While I’m trying to make an impact for my community, I have also been trying to get to grips with the job of being a Member of Parliament. These first two weeks have been a blur lessons for new MPs, from how to set up your parliamentary office, to the rules on how to speak. Parliament has a number of strange rules and traditions, many of which make it harder for the public to relate to what is happening. I hope that this new intake of parliamentarians, one of the biggest in history, gives us an opportunity to shake up some of those traditions and make the House of Commons more understandable and relatable to the public.
Getting used to the place and it’s rules has been a bit like having my first day at a new school… although the Palace of Westminster is very different to the buildings of Calder High School where I started 30 years ago! One thing that was familiar to me as an old Calder High student however was the new MP for Stoke on Trent South Dr Allison Gardner, who by a very strange coincidence used to be my biology teacher at Calder High! Alison is just as lovely and passionate as I remember her being as a teacher. And it is a testament to the new MPs we have that so many have experience across a number of different jobs and careers.

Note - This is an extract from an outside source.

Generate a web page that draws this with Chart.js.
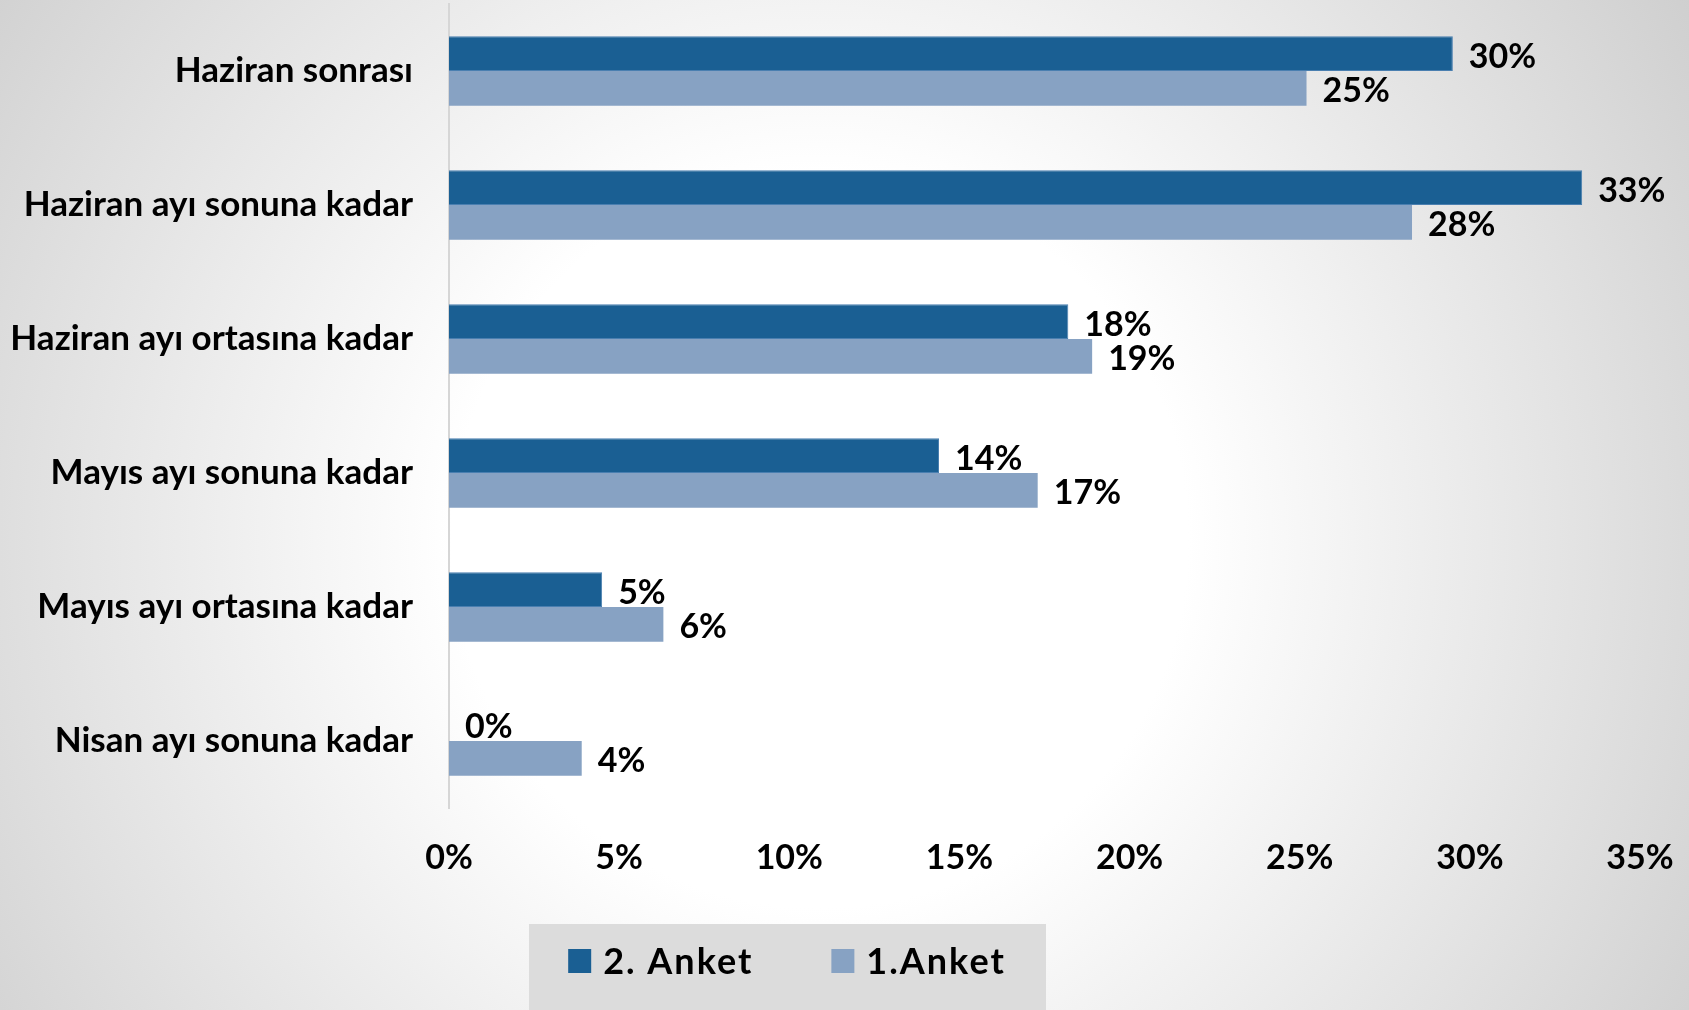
<!DOCTYPE html>
<html>
<head>
<meta charset="utf-8">
<script src="https://cdn.jsdelivr.net/npm/chart.js@4.4.1/dist/chart.umd.min.js"></script>
<style>
  html, body { margin: 0; padding: 0; }
  #wrap { width: 1689px; height: 1010px; position: relative; }
</style>
</head>
<body>
<div id="wrap"><canvas id="surveyChart"></canvas></div>
<script>
var categories = [
  'Haziran sonrası',
  'Haziran ayı sonuna kadar',
  'Haziran ayı ortasına kadar',
  'Mayıs ayı sonuna kadar',
  'Mayıs ayı ortasına kadar',
  'Nisan ayı sonuna kadar'
];
var anket2 = [29.5, 33.3, 18.2, 14.4, 4.5, 0];
var anket1 = [25.2, 28.3, 18.9, 17.3, 6.3, 3.9];
var seriesLabels = ['2. Anket', '1.Anket'];
var xTicks = [0, 5, 10, 15, 20, 25, 30, 35];

var FONT = 'Lato, "Open Sans", sans-serif';

// radial grey background like the slide
var bgPlugin = {
  id: 'bg',
  beforeDraw: function(chart) {
    var c = chart.ctx;
    var g = c.createRadialGradient(820, 540, 0, 820, 540, 1150);
    g.addColorStop(0, '#ffffff');
    g.addColorStop(0.32, '#ffffff');
    g.addColorStop(1, '#c6c6c6');
    c.save();
    c.fillStyle = g;
    c.fillRect(0, 0, chart.width, chart.height);
    c.restore();
  }
};

// percent labels at the end of each bar
var valueLabels = {
  id: 'valueLabels',
  afterDatasetsDraw: function(chart) {
    var c = chart.ctx;
    c.save();
    c.font = 'bold 34px ' + FONT;
    c.fillStyle = '#000';
    c.textAlign = 'left';
    c.textBaseline = 'middle';
    chart.data.datasets.forEach(function(ds, i) {
      chart.getDatasetMeta(i).data.forEach(function(bar, j) {
        c.fillText(Math.round(ds.data[j]) + '%', bar.x + 16, bar.y + 3);
      });
    });
    c.restore();
  }
};

// legend on its grey panel below the axis
var panelLegend = {
  id: 'panelLegend',
  afterDraw: function(chart) {
    var c = chart.ctx;
    var cx = 787, cy = 961, box = 23, gap = 12, spacing = 78;
    c.save();
    c.fillStyle = '#dcdcdc';
    c.fillRect(529, 924, 517, chart.height - 924);
    c.font = 'bold 36px ' + FONT;
    c.letterSpacing = '2px';
    var items = chart.data.datasets.map(function(ds) {
      return { text: ds.label, color: ds.backgroundColor, w: c.measureText(ds.label).width };
    });
    var total = 0;
    items.forEach(function(it, i) { total += box + gap + it.w + (i ? spacing : 0); });
    var x = cx - total / 2;
    c.textBaseline = 'middle';
    items.forEach(function(it, i) {
      if (i) x += spacing;
      c.fillStyle = it.color;
      c.fillRect(x, cy - 12, box, 24);
      x += box + gap;
      c.fillStyle = '#000';
      c.fillText(it.text, x, cy + 1);
      x += it.w;
    });
    c.restore();
  }
};

var ctx = document.getElementById('surveyChart').getContext('2d');
var chart = new Chart(ctx, {
  type: 'bar',
  data: {
    labels: categories,
    datasets: [
      {
        label: seriesLabels[0],
        data: anket2,
        backgroundColor: '#1a5f93',
        borderColor: '#4a7fb0',
        borderWidth: 1,
        categoryPercentage: 0.52,
        barPercentage: 1.0
      },
      {
        label: seriesLabels[1],
        data: anket1,
        backgroundColor: '#87a2c3',
        borderWidth: 0,
        categoryPercentage: 0.52,
        barPercentage: 1.0
      }
    ]
  },
  options: {
    indexAxis: 'y',
    responsive: true,
    maintainAspectRatio: false,
    animation: false,
    layout: { padding: { top: 4, right: 49, bottom: 122, left: 0 } },
    plugins: {
      legend: { display: false },
      tooltip: { enabled: false }
    },
    scales: {
      x: {
        min: 0,
        max: 35,
        afterBuildTicks: function(scale) {
          scale.ticks = xTicks.map(function(v) { return { value: v }; });
        },
        afterFit: function(scale) {
          scale.height = 80;
          scale.paddingLeft = 0;
          scale.paddingRight = 0;
        },
        grid: { display: false, drawTicks: false },
        border: { display: false },
        ticks: {
          padding: 30,
          color: '#000',
          font: { family: FONT, size: 34, weight: 'bold' },
          callback: function(v) { return v + '%'; }
        }
      },
      y: {
        afterFit: function(scale) {
          scale.width = 449;
          scale.paddingTop = 0;
          scale.paddingBottom = 0;
        },
        grid: { display: false, drawTicks: false },
        border: { display: true, color: '#d6d6d6', width: 2 },
        ticks: {
          padding: 36,
          color: '#000',
          font: { family: FONT, size: 35, weight: 'bold' }
        }
      }
    }
  },
  plugins: [bgPlugin, valueLabels, panelLegend]
});
</script>
</body>
</html>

I’m writing this before the Kings Speech, but what I know of what’s coming is a programme for governing and rebuilding this country. Over 30 bills from planning to the NHS. My time as a councillor showed me the immense power of public services to make people’s lives better. But also that when they fail they leave many behind. Labour went to the country at the start of this month making clear we need a decade of national renewal. And it is clear from the conversations I’ve had with constituents over the past months that people feel that too. We are already getting to work.